The ABC News/Ipsos poll, conducted on Friday and Saturday, found that 73% of Americans are somewhat or very concerned about the possibility of getting into a full-scale war with Iran. Additionally, “56% of Americans disapprove of how President Trump is handing the situation with Iran and 52% believe the U.S. airstrike that killed Iranian General Qasem Soliemani made the United States less safe.”
Those results aligned with a Reuters/Ipsos poll and a USA Today/Ipsos, both which were conducted on Monday and Tuesday. Those surveys respectively found that 53% of Americans disapprove of Trump’s handing of Iran and 55% believe that assassinating Soliemani made the United States less safe.
Since taking credit for the airstrike that killed the Iranian commander in Baghdad earlier this month, Trump and members of his administration have stuck to the script that the assassination came in response to an “imminent threat” faced by Americans.
As Common Dreams reported, Trump claimed during a televised press conference on Thursday—without providing any evidence—that he ordered the strike because Soliemani was plotting to “blow up” the U.S. Embassy in Iraq.
The president expanded on that claim in an interview with Fox News host Laura Ingraham on Friday, alleging that Iran was planning multiple attacks. As Trump put it, “I can reveal that I believe it probably would’ve been four embassies.”

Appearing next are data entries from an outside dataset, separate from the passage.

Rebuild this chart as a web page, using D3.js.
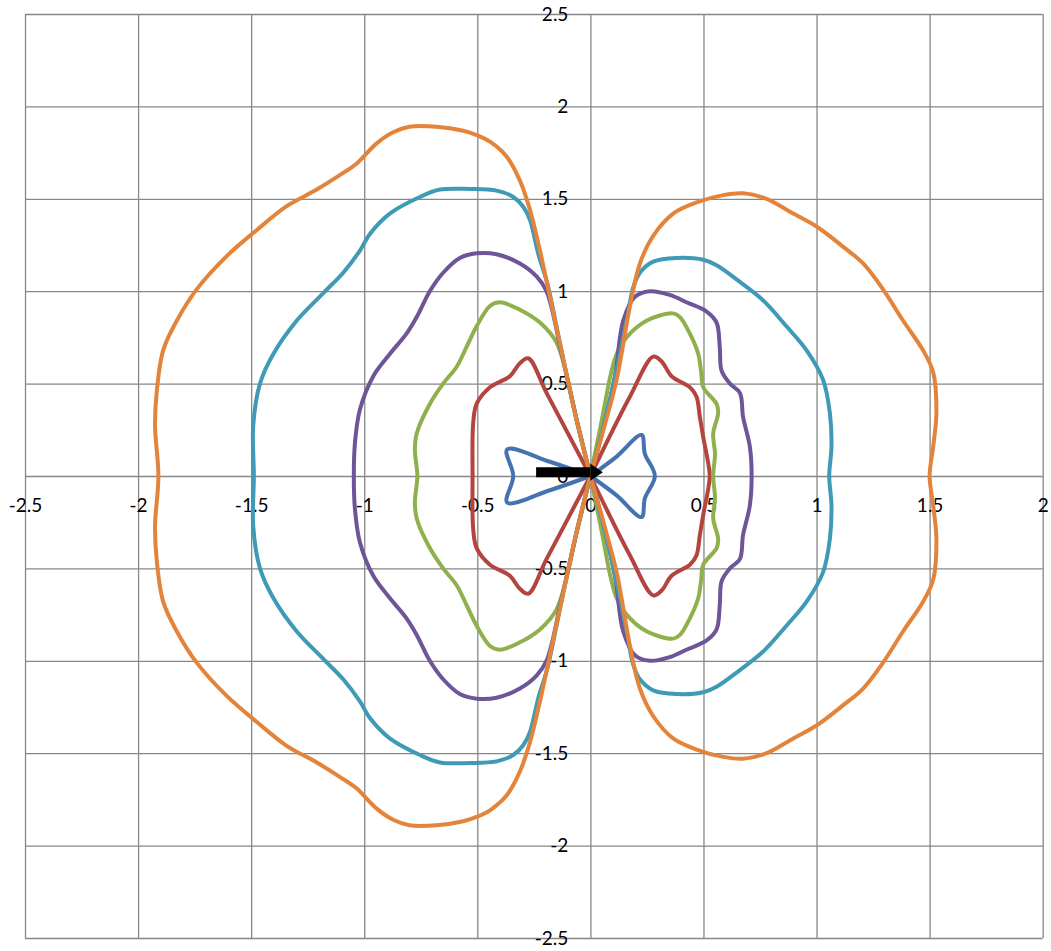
<!DOCTYPE html>
<html>
<head>
<meta charset="utf-8">
<script src="https://cdn.jsdelivr.net/npm/d3@7"></script>
<style>
  body { margin: 0; background: #fff; }
  text { font-family: Lato, "Open Sans", sans-serif; }
</style>
</head>
<body>
<div id="chart"></div>
<script>
var svgwidth = 1051;
var svgheight = 951;

// tick values for both axes
var xTicks = [-2.5, -2, -1.5, -1, -0.5, 0, 0.5, 1, 1.5, 2];
var yTicks = [-2.5, -2, -1.5, -1, -0.5, 0, 0.5, 1, 1.5, 2, 2.5];

var blueRight = [[0,0],[0.116,0.105],[0.226,0.222],[0.241,0.12],[0.285,0],[0.241,-0.12],[0.226,-0.222],[0.116,-0.105],[0,0]];
var blueLeft = [[0,0],[-0.179,0.077],[-0.368,0.144],[-0.341,0],[-0.368,-0.144],[-0.179,-0.077],[0,0]];

var redRight = [[0,0],[0.175,0.43],[0.278,0.646],[0.315,0.62],[0.359,0.54],[0.44,0.48],[0.469,0.43],[0.484,0.32],[0.499,0.21],[0.521,0.07],[0.528,0],
  [0.521,-0.07],[0.499,-0.21],[0.484,-0.32],[0.469,-0.43],[0.44,-0.48],[0.359,-0.54],[0.315,-0.62],[0.278,-0.646],[0.175,-0.43],[0,0]];
var redLeft = [[0,0],[-0.194,0.45],[-0.275,0.637],[-0.312,0.61],[-0.356,0.54],[-0.444,0.48],[-0.503,0.39],[-0.518,0.29],[-0.521,0],
  [-0.518,-0.29],[-0.503,-0.39],[-0.444,-0.48],[-0.356,-0.54],[-0.312,-0.61],[-0.275,-0.637],[-0.194,-0.45],[0,0]];

var greenRight = [[0,0],[0.05,0.3],[0.09,0.55],[0.116,0.66],[0.16,0.75],[0.248,0.84],[0.366,0.88],[0.396,0.86],[0.44,0.77],[0.477,0.66],[0.49,0.56],[0.499,0.48],[0.558,0.39],[0.565,0.34],[0.543,0.23],[0.551,0.12],[0.543,0],
  [0.551,-0.12],[0.543,-0.23],[0.565,-0.34],[0.558,-0.39],[0.499,-0.48],[0.49,-0.56],[0.477,-0.66],[0.44,-0.77],[0.396,-0.86],[0.366,-0.88],[0.248,-0.84],[0.16,-0.75],[0.116,-0.66],[0.09,-0.55],[0.05,-0.3],[0,0]];
var greenLeft = [[0,0],[-0.06,0.3],[-0.149,0.72],[-0.223,0.83],[-0.312,0.9],[-0.4,0.94],[-0.444,0.92],[-0.503,0.81],[-0.547,0.7],[-0.592,0.59],[-0.651,0.5],[-0.71,0.39],[-0.768,0.23],[-0.776,0.14],[-0.765,0],
  [-0.776,-0.14],[-0.768,-0.23],[-0.71,-0.39],[-0.651,-0.5],[-0.592,-0.59],[-0.547,-0.7],[-0.503,-0.81],[-0.444,-0.92],[-0.4,-0.94],[-0.312,-0.9],[-0.223,-0.83],[-0.149,-0.72],[-0.06,-0.3],[0,0]];

var purpleRight = [[0,0],[0.06,0.27],[0.11,0.55],[0.145,0.84],[0.197,0.97],[0.263,1.0],[0.351,0.98],[0.425,0.94],[0.514,0.89],[0.558,0.83],[0.572,0.7],[0.58,0.57],[0.617,0.5],[0.661,0.45],[0.675,0.32],[0.705,0.16],[0.713,0],
  [0.705,-0.16],[0.675,-0.32],[0.661,-0.45],[0.617,-0.5],[0.58,-0.57],[0.572,-0.7],[0.558,-0.83],[0.514,-0.89],[0.425,-0.94],[0.351,-0.98],[0.263,-1.0],[0.197,-0.97],[0.145,-0.84],[0.11,-0.55],[0.06,-0.27],[0,0]];
var purpleLeft = [[0,0],[-0.06,0.3],[-0.13,0.68],[-0.194,1.0],[-0.238,1.08],[-0.312,1.15],[-0.415,1.2],[-0.503,1.205],[-0.577,1.18],[-0.651,1.1],[-0.71,1.0],[-0.768,0.86],[-0.813,0.77],[-0.887,0.66],[-0.96,0.54],[-1.019,0.36],[-1.041,0.18],[-1.046,0],
  [-1.041,-0.18],[-1.019,-0.36],[-0.96,-0.54],[-0.887,-0.66],[-0.813,-0.77],[-0.768,-0.86],[-0.71,-1.0],[-0.651,-1.1],[-0.577,-1.18],[-0.503,-1.205],[-0.415,-1.2],[-0.312,-1.15],[-0.238,-1.08],[-0.194,-1.0],[-0.13,-0.68],[-0.06,-0.3],[0,0]];

var tealRight = [[0,0],[0.06,0.28],[0.12,0.6],[0.165,0.87],[0.189,1.02],[0.219,1.1],[0.278,1.16],[0.381,1.18],[0.499,1.17],[0.558,1.14],[0.661,1.05],[0.764,0.95],[0.867,0.81],[0.956,0.68],[1.029,0.52],[1.059,0.34],[1.066,0.16],[1.056,0],
  [1.066,-0.16],[1.059,-0.34],[1.029,-0.52],[0.956,-0.68],[0.867,-0.81],[0.764,-0.95],[0.661,-1.05],[0.558,-1.14],[0.499,-1.17],[0.381,-1.18],[0.278,-1.16],[0.219,-1.1],[0.189,-1.02],[0.165,-0.87],[0.12,-0.6],[0.06,-0.28],[0,0]];
var tealLeft = [[0,0],[-0.07,0.35],[-0.135,0.72],[-0.19,1.04],[-0.23,1.2],[-0.267,1.385],[-0.297,1.457],[-0.341,1.51],[-0.415,1.544],[-0.533,1.553],[-0.665,1.55],[-0.754,1.51],[-0.887,1.42],[-0.975,1.31],[-1.019,1.22],[-1.093,1.1],[-1.181,0.99],[-1.299,0.84],[-1.402,0.66],[-1.461,0.5],[-1.491,0.27],[-1.488,0],
  [-1.491,-0.27],[-1.461,-0.5],[-1.402,-0.66],[-1.299,-0.84],[-1.181,-0.99],[-1.093,-1.1],[-1.019,-1.22],[-0.975,-1.31],[-0.887,-1.42],[-0.754,-1.51],[-0.665,-1.55],[-0.533,-1.553],[-0.415,-1.544],[-0.341,-1.51],[-0.297,-1.457],[-0.267,-1.385],[-0.23,-1.2],[-0.19,-1.04],[-0.135,-0.72],[-0.07,-0.35],[0,0]];

var orangeRight = [[0,0],[0.06,0.26],[0.116,0.52],[0.175,0.92],[0.219,1.15],[0.278,1.3],[0.366,1.42],[0.469,1.48],[0.587,1.52],[0.675,1.53],[0.779,1.5],[0.897,1.42],[1.0,1.35],[1.118,1.24],[1.206,1.15],[1.294,1.01],[1.383,0.84],[1.471,0.68],[1.516,0.56],[1.53,0.34],[1.516,0.16],[1.5,0],
  [1.516,-0.16],[1.53,-0.34],[1.516,-0.56],[1.471,-0.68],[1.383,-0.84],[1.294,-1.01],[1.206,-1.15],[1.118,-1.24],[1.0,-1.35],[0.897,-1.42],[0.779,-1.5],[0.675,-1.53],[0.587,-1.52],[0.469,-1.48],[0.366,-1.42],[0.278,-1.3],[0.219,-1.15],[0.175,-0.92],[0.116,-0.52],[0.06,-0.26],[0,0]];
var orangeLeft = [[0,0],[-0.07,0.35],[-0.135,0.72],[-0.179,0.97],[-0.223,1.22],[-0.267,1.44],[-0.312,1.6],[-0.37,1.728],[-0.444,1.809],[-0.503,1.845],[-0.562,1.868],[-0.68,1.89],[-0.8,1.89],[-0.872,1.86],[-0.945,1.8],[-1.034,1.69],[-1.093,1.64],[-1.21,1.55],[-1.343,1.46],[-1.476,1.33],[-1.608,1.19],[-1.741,1.01],[-1.829,0.84],[-1.889,0.68],[-1.918,0.45],[-1.925,0.27],[-1.91,0],
  [-1.925,-0.27],[-1.918,-0.45],[-1.889,-0.68],[-1.829,-0.84],[-1.741,-1.01],[-1.608,-1.19],[-1.476,-1.33],[-1.343,-1.46],[-1.21,-1.55],[-1.093,-1.64],[-1.034,-1.69],[-0.945,-1.8],[-0.872,-1.86],[-0.8,-1.89],[-0.68,-1.89],[-0.562,-1.868],[-0.503,-1.845],[-0.444,-1.809],[-0.37,-1.728],[-0.312,-1.6],[-0.267,-1.44],[-0.223,-1.22],[-0.179,-0.97],[-0.135,-0.72],[-0.07,-0.35],[0,0]];

var arrowLine = [[-0.24,0.02],[0,0.02]];

var series = [
  {name: "blue", color: "#4573b1", lobes: [blueRight, blueLeft]},
  {name: "red", color: "#b4443f", lobes: [redRight, redLeft]},
  {name: "green", color: "#8fb04c", lobes: [greenRight, greenLeft]},
  {name: "purple", color: "#6e5598", lobes: [purpleRight, purpleLeft]},
  {name: "teal", color: "#3f9ab6", lobes: [tealRight, tealLeft]},
  {name: "orange", color: "#e3843a", lobes: [orangeRight, orangeLeft]}
];

// plot area edges in pixels
var plotLeft = 25, plotRight = 1042.7, plotTop = 14, plotBottom = 938;

var svg = d3.select("#chart").append("svg").attr("width", svgwidth).attr("height", svgheight);

var xLinear = d3.scaleLinear().domain([-2.5, 2]).range([plotLeft, plotRight]);
var yLinear = d3.scaleLinear().domain([-2.5, 2.5]).range([plotBottom, plotTop]);

// gridlines (also form the plot border)
var xGrid = svg.append("g").attr("transform", `translate(0, ${plotBottom})`)
  .call(d3.axisBottom(xLinear).tickValues(xTicks).tickSize(-(plotBottom - plotTop)).tickFormat(""));
var yGrid = svg.append("g").attr("transform", `translate(${plotLeft}, 0)`)
  .call(d3.axisLeft(yLinear).tickValues(yTicks).tickSize(-(plotRight - plotLeft)).tickFormat(""));
[xGrid, yGrid].forEach(function(g) {
  g.select(".domain").remove();
  g.selectAll("line").attr("stroke", "#878787").attr("stroke-width", 1.3);
});

// tick labels sit along the zero axes
var xLabels = svg.append("g").attr("transform", `translate(0, ${yLinear(0)})`)
  .call(d3.axisBottom(xLinear).tickValues(xTicks).tickSize(0).tickPadding(23).tickFormat(d => String(d)));
var yLabels = svg.append("g").attr("transform", `translate(${xLinear(0)}, 0)`)
  .call(d3.axisLeft(yLinear).tickValues(yTicks).tickSize(0).tickPadding(22).tickFormat(d => String(d)));
[xLabels, yLabels].forEach(function(g) {
  g.select(".domain").remove();
  g.selectAll("text").attr("fill", "#000").style("font-size", "19px").style("font-family", "Lato, 'Open Sans', sans-serif");
});

var line = d3.line()
  .x(d => xLinear(d[0]))
  .y(d => yLinear(d[1]))
  .curve(d3.curveCatmullRom.alpha(0.5));

series.forEach(function(s) {
  svg.append("g").attr("class", s.name)
    .selectAll("path")
    .data(s.lobes)
    .enter()
    .append("path")
    .attr("d", line)
    .attr("fill", "none")
    .attr("stroke", s.color)
    .attr("stroke-width", 4)
    .attr("stroke-linejoin", "round")
    .attr("stroke-linecap", "round");
});

// arrow
svg.append("defs").append("marker")
  .attr("id", "head")
  .attr("markerUnits", "userSpaceOnUse")
  .attr("viewBox", "0 -9 13 18")
  .attr("refX", 0).attr("refY", 0)
  .attr("markerWidth", 13).attr("markerHeight", 18)
  .attr("orient", "auto")
  .append("path")
  .attr("d", "M0,-8.5L12.5,0L0,8.5Z")
  .attr("fill", "#000");

svg.append("path")
  .datum(arrowLine)
  .attr("d", d3.line().x(d => xLinear(d[0])).y(d => yLinear(d[1])))
  .attr("stroke", "#000")
  .attr("stroke-width", 10)
  .attr("fill", "none")
  .attr("marker-end", "url(#head)");
</script>
</body>
</html>
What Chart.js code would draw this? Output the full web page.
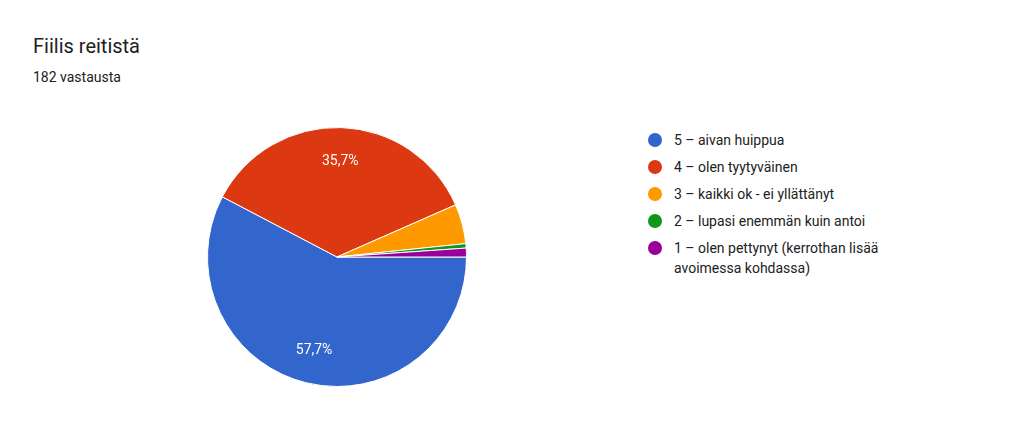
<!DOCTYPE html>
<html><head><meta charset="utf-8">
<script src="https://cdn.jsdelivr.net/npm/chart.js@4"></script>
<style>
body{margin:0;width:1024px;height:430px;background:#fff;font-family:Roboto,Arial,sans-serif;position:relative;overflow:hidden}
#t{position:absolute;left:33px;top:34px;font-size:20px;color:#202124}
#s{position:absolute;left:33px;top:69px;font-size:14px;color:#202124}
#wrap{position:absolute;left:207px;top:127px;width:260px;height:260px}
#leg{position:absolute;left:648px;top:130px;font-size:14px;color:#222;line-height:20px}
.it{position:relative;padding-left:26px;margin-bottom:7px;width:240px}
.dot{position:absolute;left:0;top:3px;width:14px;height:14px;border-radius:50%}
</style></head><body>
<div id="t">Fiilis reitistä</div>
<div id="s">182 vastausta</div>
<div id="wrap"><canvas id="c"></canvas></div>
<div id="leg"></div>
<script>
const labels = ['5 – aivan huippua','4 – olen tyytyväinen','3 – kaikki ok - ei yllättänyt','2 – lupasi enemmän kuin antoi','1 – olen pettynyt (kerrothan lisää avoimessa kohdassa)'];
const counts = [105, 65, 9, 1, 2];
const colors = ['#3366cc','#dc3912','#ff9900','#109618','#990099'];

const leg = document.getElementById('leg');
labels.forEach((l,i)=>{
  const d=document.createElement('div');d.className='it';
  d.innerHTML='<span class="dot" style="background:'+colors[i]+'"></span>'+l;
  leg.appendChild(d);
});

const total = counts.reduce((a,b)=>a+b,0);
const pctLabels = {
  id:'pct',
  afterDatasetsDraw(chart){
    const ctx=chart.ctx;
    chart.getDatasetMeta(0).data.forEach((arc,i)=>{
      const p=counts[i]/total;
      if(p<0.1) return;
      const a=(arc.startAngle+arc.endAngle)/2, r=arc.outerRadius*0.74;
      ctx.save();ctx.fillStyle='#fff';ctx.font='14px Roboto, Arial';
      ctx.textAlign='center';ctx.textBaseline='middle';
      ctx.fillText((p*100).toFixed(1).replace('.',',')+'%',arc.x+Math.cos(a)*r,arc.y+Math.sin(a)*r);
      ctx.restore();
    });
  }
};
new Chart(document.getElementById('c'),{
  type:'pie',
  data:{labels:labels,datasets:[{data:counts,backgroundColor:colors,borderColor:'#fff',borderWidth:1}]},
  options:{responsive:true,maintainAspectRatio:false,animation:false,rotation:90,
    plugins:{legend:{display:false},tooltip:{enabled:false}}},
  plugins:[pctLabels]
});
</script></body></html>
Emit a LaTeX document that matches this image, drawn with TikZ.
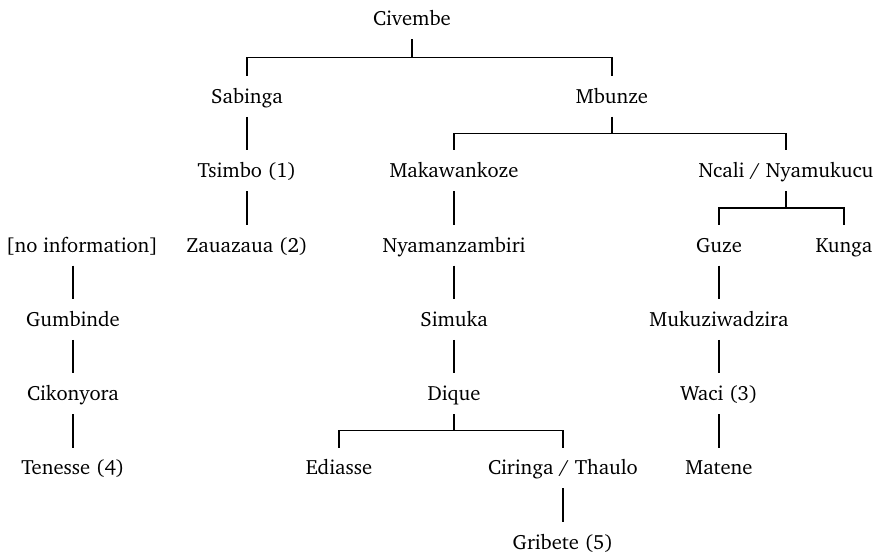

However, Esper complicated the Trump administration’s narrative Sunday when he said on CBS‘s “Face the Nation” that he “didn’t see” any specific evidence about four embassies.
“The president… didn’t cite a specific piece of evidence,” Esper said of Trump’s Fox appearance. “I didn’t see one, with regard to four embassies. What I’m saying is that I shared the president’s view that probably—my expectation was they were going to go after our embassies. The embassies are the most prominent display of American presence in a country.”